I woke up Christmas morning to find "Santa" had brought me a new show outfit, complete with boots and hat, show blanket and silver for my show saddle, and a brand new show bridle with a gorgeously engraved silver bit.

I still don't know where my folks got the money, and I've never asked. :)
 
The first year Mr. Omega and I shacked up, we were abysmally broke. He had two little girls, eleven and nine years old, that he had shared custody with his ex-wife. The girls were not real sure about *one more girlfriend* in their dad's house. I barely made the rent that month, and I had about twenty dollars for the whole season. Five dollars bought me a broken tree off a lot, and the dealer cut the top off of it so that I have a three-foot tall tree. Someone gave me an enormous bag of walnuts in the shell. As it happened, they were very easy to split open, giving me perfect halves. I glued a lot of them back together with a loop of string caught between them, and doused them in gold paint-- i still have some of them! And Mr. Omega painted quick little guache images of a Christmas rock band, with Santa at teh piano and little winged cherubs on drums, base, guitar and sax-- I think we've lost one of those over the past thirty years... I glued each one onto a walnut half.

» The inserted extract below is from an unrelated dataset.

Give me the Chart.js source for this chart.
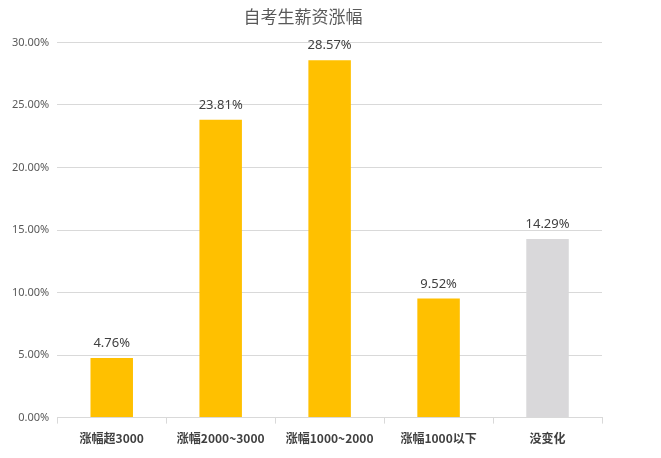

The little girls were enchanted by this idea of make-it-yourself, and contributed some more cherubs for the tree. I hauled out my sewing machine. I had a bushel of heavy satin scraps from a bedspread manufacturer, and Bristol board was cheap enough (before the days of foam core!) and I made satin-covered workboxes for each of the girls. I helped them make their mother a patchwork vest out of more scraps.

Both girls still remember that christmas as one of the best!

Another great christmas happened one week after my daughter was born-- enough said:heart:

This one is shapng up pretty well-- we are just as broke as we were that other year. We have exchanged gifts; this current pair of kids have recieved some items that we've been saving until they were old enough, like a hand-tooled western belt, a gypsy gold earring... the son found me a box of licorice allsorts. I didn't know they could be had any more!